Of course, with all of these, there's the assumption that you can generally write in some functional/non-destructive style if you so choose. So if that solves the problem or makes your problem simpler, that's generally what you'd do. And if it doesn't, then it's not apparent that functional-ness of your problem is really the main problem at hand...
I hope that helps, feel free to ask me a few more questons if it helps, but also take note that it's been a few years since I've done anything with Common Lisp :\
Edit: I should say, if you're working with things like "inifite structures" or "delayed evaluation", you'd generally have to manage that explicitly yourself somehow, as CL is generally eager in it's evaluation style, but that's not most problems in my experience.
This notion that you either have pure functional programming or a quagmire is grossly exaggerated. Pure functional programming reduces the things that you can do (in a sense), so that you never have to deal with some complexity (but you have to deal with other complications instead). In a typical procedural/imperative language (which is pretty much everything outside declarative or pure functional languages), you avoid a quagmire by practicing sane programming.
This is the entire point behind the idea of loose coupling and high cohesion, as well as modular programming in general. If your components are loosely coupled (and have high cohesion) you narrow the scope of each component (whatever that may mean in your language, "module", "class", "package"). This lets you focus on the essentials of that area and avoid the "quagmire". The real quagmires tend to crop up when people:
1. Make excessive use of mutation in separate areas (where it is hard, from a reading comprehension perspective, to recognize that this is happening, too). Like in a project I was on in my first job (embedded system). They had a "task" system and variables were reused across tasks, this made it hard to know how a variable was changed especially as some tasks would only conditionally change the variable. It was not meant to communicate between tasks (like a signal to a later task, "Hey, there's something new for you to look at" and the reply "Hey, I looked at it"), but was instead being shared by complicated distributed logic. The simplification was to move the mutation into one task and change the logic so it was more comprehensible. Each task became loosely coupled in a way they previously weren't. This also increased the cohesion (there was no rational reason for some of the tasks to be changing it at all, the logic was just dumped in them because they had cycles to spare in their 100ms slot).

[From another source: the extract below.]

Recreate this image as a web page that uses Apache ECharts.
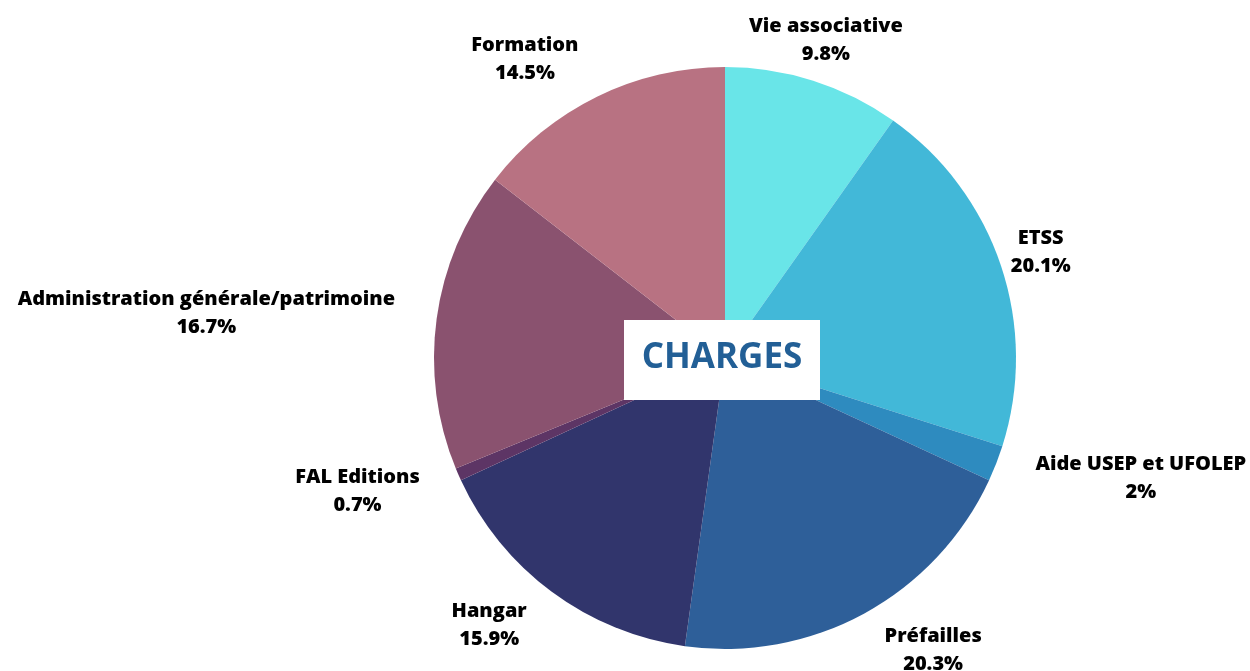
<!DOCTYPE html>
<html>
<head>
<meta charset="utf-8">
<script src="https://cdn.jsdelivr.net/npm/echarts@6/dist/echarts.min.js"></script>
<style>
  html, body { margin: 0; padding: 0; background: #fff; }
  #chart { width: 1250px; height: 671px; }
</style>
</head>
<body>
<div id="chart"></div>
<script>
// données du graphique
const categories = ['Vie associative', 'ETSS', 'Aide USEP et UFOLEP', 'Préfailles', 'Hangar', 'FAL Editions', 'Administration générale/patrimoine', 'Formation'];
const values = [9.8, 20.1, 2, 20.3, 15.9, 0.7, 16.7, 14.5];
const colors = ['#69e5e8', '#42b8d8', '#2e8bbf', '#2e5f99', '#31356c', '#5d3565', '#8a526f', '#b87282'];

const cx = 725;
const cy = 358;
const radius = 291;
const labelRadius = 333;

// angle médian de chaque part (depuis le haut, sens horaire)
const total = values.reduce((a, b) => a + b, 0);
let acc = 0;
const midAngles = values.map(v => {
  const mid = (acc + v / 2) / total * Math.PI * 2;
  acc += v;
  return mid;
});

const chart = echarts.init(document.getElementById('chart'));

const option = {
  animation: false,
  series: [
    {
      type: 'pie',
      center: [cx, cy],
      radius: radius,
      startAngle: 90,
      clockwise: true,
      color: colors,
      itemStyle: { borderWidth: 0 },
      label: {
        show: true,
        position: 'outside',
        formatter: p => p.name + '\n' + p.value + '%',
        fontFamily: 'Open Sans',
        fontWeight: 800,
        fontSize: 20,
        lineHeight: 28,
        color: '#000',
        overflow: 'none'
      },
      labelLine: { show: false },
      labelLayout: params => {
        const a = midAngles[params.dataIndex];
        const ax = cx + labelRadius * Math.sin(a);
        const ay = cy - labelRadius * Math.cos(a);
        const w = params.labelRect.width;
        let x = ax;
        if (a < Math.PI / 2) {
          x = ax;
        } else if (a < Math.PI) {
          x = ax + w / 2;
        } else {
          x = ax - w / 2;
        }
        return { x: x, y: ay, align: 'center', verticalAlign: 'middle' };
      },
      data: categories.map((name, i) => ({ name: name, value: values[i] }))
    }
  ],
  graphic: [
    {
      type: 'rect',
      shape: { x: 624, y: 320, width: 196, height: 80 },
      style: { fill: '#ffffff' },
      z: 100
    },
    {
      type: 'text',
      x: 722,
      y: 358,
      style: {
        text: 'CHARGES',
        fill: '#225f96',
        font: 'bold 35px "Open Sans"',
        textAlign: 'center',
        textVerticalAlign: 'middle'
      },
      z: 101
    }
  ]
};

chart.setOption(option);
</script>
</body>
</html>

2. Reach into other components and change their state directly. Related to the above, but somewhat saner (still a bad idea). A component should control its own state. There are optimizations to be made to avoid copies and excessive function calls (more important in the embedded world, not something I fret about on desktops, and usually resolvable with compiler optimizations like function inlining), but at least as a first pass direct changes from outside should be minimized if not eliminated. The principle effect of this is related to DRY. If you allow direct access to the data of a component (particularly changing that data or state, reading is, or can be, different), then the knowledge of the invariants related to it must be distributed throughout the system. This knowledge easily becomes out of sync as the system evolves over time. Working on a system that controls a physical device right now, you would not want arbitrary parts of the system to be able to direct the motor to rotate X degrees in some direction. That's a great way to break it. Instead one part of the system owns the motor, and contains all the sanity checks (based on present position, 90º clockwise rotation is impossible, only rotate 30º or signal an error or whatever is appropriate).
And that certainly happens a lot, but there's no requirement for it when you're writing a program. Spend some time thinking, be sane, and you can avoid the "quagmires".